WHATEVER IS EXCELLENT…
First of all it was October, a rare month for boys. Not that all months aren’t rare. But there be bad and good, as the pirates say. Take September, a bad month: school begins. Consider August, a good month: school hasn’t begun yet. July, well, July’s really fine: there’s no chance in the world for school. June, no doubting it, June’s best of all, for the school doors spring wide and September’s a billion years away.
But you take October, now. School’s been on a month and you’re riding easier in the reins, jogging along. You got time to think of the garbage you’ll dump on old man Prickett’s porch, or the hairy ape costume you’ll wear to the YMCA the last night of the month. And if it’s around October twentieth and everything smoky-smelling and the sky orange and ash gray at twilight, it seems Halloween will never come in a fall of broomsticks and a soft flap of bedsheets around corners.
But one strange wild dark long year, Halloween came early.
WHAT MAKES IT EXCELLENT:
No one writes nostalgia quite like Ray Bradbury. He’s just a boy at heart who carries an arsenal of words in his pocket of tricks as if he was a boy carrying a bag of marbles and a sling shot ready to shoot, aim and fire. I adore Bradbury in all his chiaroscurist ways. In his books, every lurking shadow brings with it a ray of sunlight. He’s a master storyteller.
WHATEVER IS WORTHY OF APPLAUSE…
WHAT MAKE IT WORTHY OF APPLAUSE:
Toni Morrison famously dedicated Beloved to:
Sixty Million
and more
This is a reference to the estimated number of Black lives that never made it across the Atlantic but were snuffed out aboard slave ships and buried beneath the ocean.
And really the dedication is where the story begins.
The book’s heroine is Sethe and because Sethe’s story isn’t one for the fainthearted Morrison tells us this about her in book’s forward:
The heroine would represent the unapologetic acceptance of shame and terror; assume the consequences of choosing infanticide; claim her own freedom. The terrain, slavery, was formidable and pathless.

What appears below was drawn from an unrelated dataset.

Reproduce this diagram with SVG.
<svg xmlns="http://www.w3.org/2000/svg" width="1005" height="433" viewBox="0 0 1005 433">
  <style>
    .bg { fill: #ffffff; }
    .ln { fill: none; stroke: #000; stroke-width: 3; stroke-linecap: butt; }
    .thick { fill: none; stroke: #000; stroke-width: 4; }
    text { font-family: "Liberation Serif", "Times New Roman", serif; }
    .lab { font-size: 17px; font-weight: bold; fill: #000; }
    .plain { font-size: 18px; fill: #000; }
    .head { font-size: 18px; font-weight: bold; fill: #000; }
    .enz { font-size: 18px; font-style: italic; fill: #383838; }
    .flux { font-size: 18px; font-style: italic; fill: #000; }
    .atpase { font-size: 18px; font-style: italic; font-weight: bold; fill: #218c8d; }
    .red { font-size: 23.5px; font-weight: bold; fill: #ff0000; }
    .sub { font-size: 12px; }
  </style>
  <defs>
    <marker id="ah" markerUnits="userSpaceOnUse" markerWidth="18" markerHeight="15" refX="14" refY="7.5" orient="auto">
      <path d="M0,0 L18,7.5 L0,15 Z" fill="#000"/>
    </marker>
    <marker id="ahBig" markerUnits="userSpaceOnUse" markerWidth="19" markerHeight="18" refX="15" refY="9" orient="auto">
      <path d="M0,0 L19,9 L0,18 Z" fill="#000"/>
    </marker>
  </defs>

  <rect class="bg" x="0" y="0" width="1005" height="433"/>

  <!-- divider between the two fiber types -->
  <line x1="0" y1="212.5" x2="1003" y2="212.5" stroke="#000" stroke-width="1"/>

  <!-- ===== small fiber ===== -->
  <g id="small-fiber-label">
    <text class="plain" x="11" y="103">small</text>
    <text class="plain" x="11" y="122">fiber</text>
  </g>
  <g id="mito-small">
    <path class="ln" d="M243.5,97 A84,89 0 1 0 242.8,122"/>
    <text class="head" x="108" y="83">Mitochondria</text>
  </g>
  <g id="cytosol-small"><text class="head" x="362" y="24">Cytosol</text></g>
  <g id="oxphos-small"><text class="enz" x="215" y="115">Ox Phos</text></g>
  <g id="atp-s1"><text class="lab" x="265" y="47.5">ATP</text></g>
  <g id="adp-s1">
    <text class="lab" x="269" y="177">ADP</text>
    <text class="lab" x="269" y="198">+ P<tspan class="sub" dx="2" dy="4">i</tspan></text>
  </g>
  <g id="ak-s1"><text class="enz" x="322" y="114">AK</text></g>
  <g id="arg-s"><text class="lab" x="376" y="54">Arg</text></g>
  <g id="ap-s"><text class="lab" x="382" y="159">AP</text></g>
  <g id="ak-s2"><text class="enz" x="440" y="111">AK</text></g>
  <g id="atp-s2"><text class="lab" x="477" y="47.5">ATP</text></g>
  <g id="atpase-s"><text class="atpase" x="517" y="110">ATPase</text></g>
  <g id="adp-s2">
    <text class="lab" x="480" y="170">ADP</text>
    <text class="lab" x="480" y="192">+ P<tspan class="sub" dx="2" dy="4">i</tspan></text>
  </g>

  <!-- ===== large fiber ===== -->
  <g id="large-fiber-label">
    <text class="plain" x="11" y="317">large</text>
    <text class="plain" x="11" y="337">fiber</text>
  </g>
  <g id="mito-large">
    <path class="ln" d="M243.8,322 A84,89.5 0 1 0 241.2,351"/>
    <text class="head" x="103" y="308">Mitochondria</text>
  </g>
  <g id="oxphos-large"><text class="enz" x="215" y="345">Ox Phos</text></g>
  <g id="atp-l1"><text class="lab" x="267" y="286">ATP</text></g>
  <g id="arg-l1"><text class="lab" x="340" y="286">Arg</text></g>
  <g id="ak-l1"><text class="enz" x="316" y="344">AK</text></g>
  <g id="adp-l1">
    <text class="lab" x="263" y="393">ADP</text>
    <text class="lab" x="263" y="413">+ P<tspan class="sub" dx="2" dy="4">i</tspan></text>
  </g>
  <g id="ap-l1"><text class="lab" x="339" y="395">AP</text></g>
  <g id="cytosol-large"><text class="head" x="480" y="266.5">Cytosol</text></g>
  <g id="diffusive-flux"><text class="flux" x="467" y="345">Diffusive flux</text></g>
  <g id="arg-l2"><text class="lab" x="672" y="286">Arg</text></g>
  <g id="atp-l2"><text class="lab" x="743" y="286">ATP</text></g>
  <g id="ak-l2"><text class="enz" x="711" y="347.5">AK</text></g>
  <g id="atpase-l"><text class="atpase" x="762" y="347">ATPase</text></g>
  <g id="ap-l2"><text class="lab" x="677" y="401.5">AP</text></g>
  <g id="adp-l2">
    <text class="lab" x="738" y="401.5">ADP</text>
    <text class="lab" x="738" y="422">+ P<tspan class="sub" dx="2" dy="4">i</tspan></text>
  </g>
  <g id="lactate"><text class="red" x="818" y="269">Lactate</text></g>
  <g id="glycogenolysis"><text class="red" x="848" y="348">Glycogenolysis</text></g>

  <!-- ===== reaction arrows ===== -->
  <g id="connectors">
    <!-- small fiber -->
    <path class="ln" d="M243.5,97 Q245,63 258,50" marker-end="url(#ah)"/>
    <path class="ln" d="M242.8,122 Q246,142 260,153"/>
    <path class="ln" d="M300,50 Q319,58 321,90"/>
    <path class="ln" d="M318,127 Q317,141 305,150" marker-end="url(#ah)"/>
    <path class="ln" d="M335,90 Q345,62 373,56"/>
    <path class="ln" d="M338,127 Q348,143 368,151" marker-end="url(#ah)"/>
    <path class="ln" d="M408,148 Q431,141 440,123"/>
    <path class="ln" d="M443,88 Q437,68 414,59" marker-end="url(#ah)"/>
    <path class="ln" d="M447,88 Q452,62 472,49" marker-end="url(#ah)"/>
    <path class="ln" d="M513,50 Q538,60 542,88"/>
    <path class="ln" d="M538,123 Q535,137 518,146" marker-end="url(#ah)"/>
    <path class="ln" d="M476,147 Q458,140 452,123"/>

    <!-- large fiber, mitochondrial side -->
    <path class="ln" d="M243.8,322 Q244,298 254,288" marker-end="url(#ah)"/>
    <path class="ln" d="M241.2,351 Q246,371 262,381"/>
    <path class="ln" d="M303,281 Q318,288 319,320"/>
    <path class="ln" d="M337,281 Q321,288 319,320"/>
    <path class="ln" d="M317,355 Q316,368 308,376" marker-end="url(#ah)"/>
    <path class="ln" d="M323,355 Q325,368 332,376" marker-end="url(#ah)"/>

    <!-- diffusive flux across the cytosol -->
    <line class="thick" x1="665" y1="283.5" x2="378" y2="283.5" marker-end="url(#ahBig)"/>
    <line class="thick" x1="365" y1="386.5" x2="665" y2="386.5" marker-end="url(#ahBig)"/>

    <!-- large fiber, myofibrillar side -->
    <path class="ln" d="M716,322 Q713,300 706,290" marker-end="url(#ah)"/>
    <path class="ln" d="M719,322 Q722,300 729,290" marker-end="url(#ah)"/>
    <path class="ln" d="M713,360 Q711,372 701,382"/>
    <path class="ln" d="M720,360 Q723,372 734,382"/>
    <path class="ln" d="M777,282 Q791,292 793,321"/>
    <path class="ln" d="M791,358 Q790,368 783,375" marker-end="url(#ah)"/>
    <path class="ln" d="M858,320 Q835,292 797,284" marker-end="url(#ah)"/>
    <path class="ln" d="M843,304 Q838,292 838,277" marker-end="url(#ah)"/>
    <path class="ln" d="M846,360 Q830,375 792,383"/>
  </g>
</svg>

But another heroine in this story is the house—124. Again, in the forward, Morrison eases us through its front door:
There would be no lobby into this house, and there would be no “introduction” into it or into the novel. I wanted the reader to be kidnapped, thrown ruthlessly into an alien environment as the first step into a shared experience with the book’s population—just as the characters were snatched from one place to another, from any place to any other, without preparation or defense.
It was important to name this house, but not the way “Sweet Home” or other plantations were named. There would be no adjectives suggesting coziness or grandeur or the laying claim to an instant, aristocratic past. Only numbers here to identify the house while simultaneously separating it from a street or city—marking its difference from the houses of other blacks in the neighborhood; allowing it a hint of the superiority, the pride, former slaves would take in having an address of their own. Yet a house that has, literally, a personality—which we call “haunted” when that personality is blatant.
And so, Beloved opens with:
124 WAS SPITEFUL. Full of a baby’s venom. The women in the house knew it and so did the children.
This book is not a ghost story but a true story about the ghost that haunts our history.
May your week be filled with whatever is true, honest, just, pure, lovely, gracious, excellent, and worthy of praise.
Much Peace,
Marcie
Thank you, Marcie. I am so very grateful for you and all you hold in you heart. You are a deep well— healing waters for a dry soul! I will be buying these books.
Oh, sweet lady. Thank you for the list of books. A long drink of truth in a dry desert. Blessings.